When I previously slipped in a plug for the great value entertainment at Cardiff Arts Institute (CAI) in my last post, I was bluffing. I had only heard of its reputation, but I was due to go there that evening, following a hot tip from my friend Gerald for King Porter Stomp.
We checked out the band on myspace and liked the ska/funk/hip-hop mix, so on Thursday evening we parked right opposite the CAI at 8pm, following a quick check that JD Wetherspoon’s current Beer festival was still offering ales of a suitable quality for £1.85 a pint, as I wasn’t expecting a trendy new venue to offer ‘proper beer’.
Entry to CAI was a very low £4 (though advertised as £3, apparently that’s the student price – what about discounts for the retired or otherwise unwaged like my partner?).
We were in time for the sound checks by two other bands. We hadn’t realised there would be support – a long evening clearly lay ahead. Would it be a drag waiting for the main act, which apparently wouldn’t be on till 11pm? Perhaps it’s OK for the student types who frequent the CAI, it’s not so good after a long day at work with an early start the next day. We needn’t have worried….
Still, the sound checks sounded promising and we’d arrived early enough to get one of the few tables where you can sit and still see the band in the long and narrow space. There are plenty of comfy sofas further away from the performance area, but we’d gone for the music.
I was pleased to find there were two Brains ales and a guest beer, and my partner reported that the coffee was excellent. For more adventurous drinkers, the cocktail menu looked excellent and the bar appeared to be well stocked. The menu looked tempting as well, and they serve food till nine – we’ll try that next time.
At nine o’clock Captain Accident and the Disasters kicked off the evening. If you follow that link to his myspace site, you’ll find it’s a tasteful white font on light grey. Consequently I have no idea what it says and I can’t tell you any more about the Captain and his band, though accents suggest that they are pretty local.
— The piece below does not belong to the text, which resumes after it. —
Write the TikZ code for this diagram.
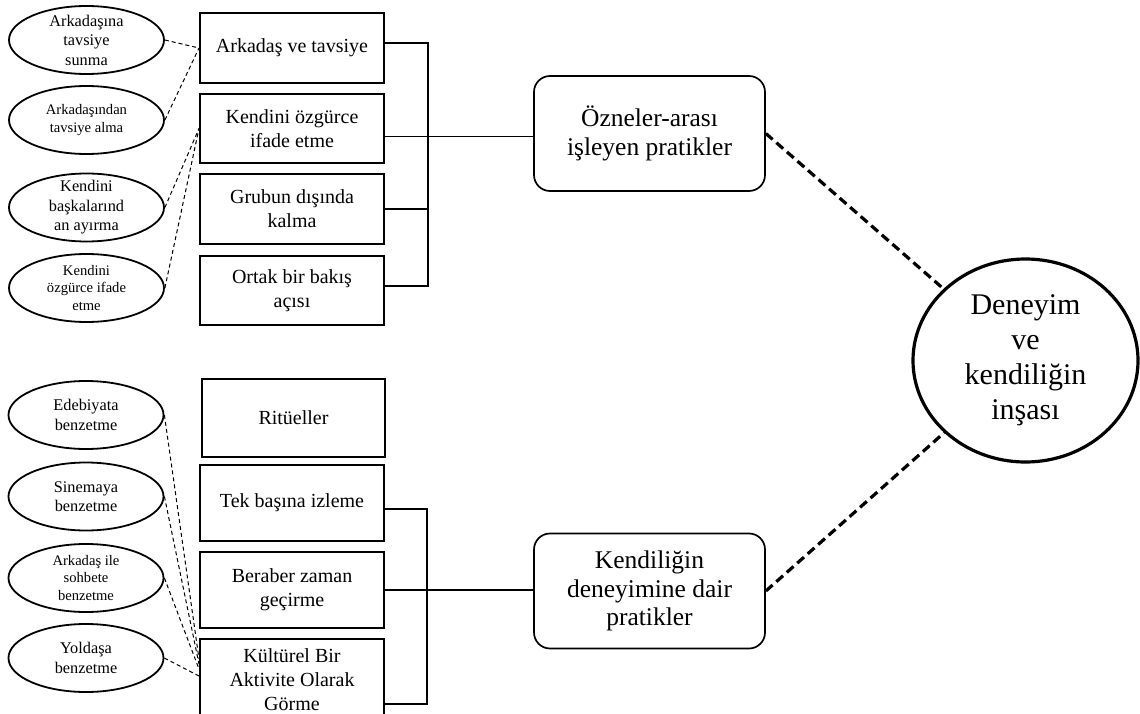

It was a really enjoyable opening set, more lively than the same tracks on myspace. The self-penned lyrics were quite sweet, against a mostly reggae/ska rhythm but with plenty of variation and bursts of lead guitar that wouldn’t have been heard on Roots Reggae. (Younger readers may use different style labels, I use what I know!) Our feet were definitely tapping.
The between-set tracks were well chosen and the short interval until the next-up band passed pleasantly and quickly.
Unlike some promoters who seem to delight in putting on support acts in a totally different genre to the headliners, this Miniature Music Press evening stuck to a broad reggae/ska/dub groove.
On the dot of ten, Tattsyrup burst into a full-on version of ‘One Step Beyond’ and everyone was up and dancing. I’ve got the Prince Buster original on 45 rpm vinyl, but I suspect they were more influenced by Madness, and the set was largely in the Two-Tone / Specials / Madness tradition. We danced in a quiet corner at the stage side, being approximately three times the age of the average attendee and not wishing to look too embarrassing to the young folk skanking (in the musical sense, of course) at the front; it didn’t stop us from thoroughly enjoying ourselves for the next 50 minutes.
I recognised sax player Jenny and lead vocalist and flautist Brett from Wonderbrass, one of our favourite local acts, and they brought the same joie–de-vivre and party atmosphere to this project. The band really looked like they were having a ball and so did the audience – the photo from my mobile does not do them justice. Tattysyrup have been around for quite a while (as a name inspired by League Of Gentleman’s ‘local shop’ owners suggests) and I can only regret that somehow we missed them till now. Check out some tracks here and think about getting to The Globe on November 20th, because they are great live.
After that, we wondered if King Porter Stomp would be even better. Both previous bands had plugged them enthusiastically. Sadly, I have to report that they didn’t really do it for us. They were missing two players, and perhaps that explains why they didn’t achieve the sound we’d heard online. The tunes were repetitive and we could hardly catch a word of the supposedly socially aware hip-hop lyrics. Which rather undermines the point of writing and memorising all that clever fast stuff, doesn’t it?
By 11.30pm, we decided it was time for home. We’d had a great evening for very little expenditure. And we picked up free ‘regulars’ cards, which get us in free in the future, give us discounted drinks until 9pm and offer a few other benefits. With friendly staff , a great bar, easy parking and good music, I can see us really becoming CAI regulars.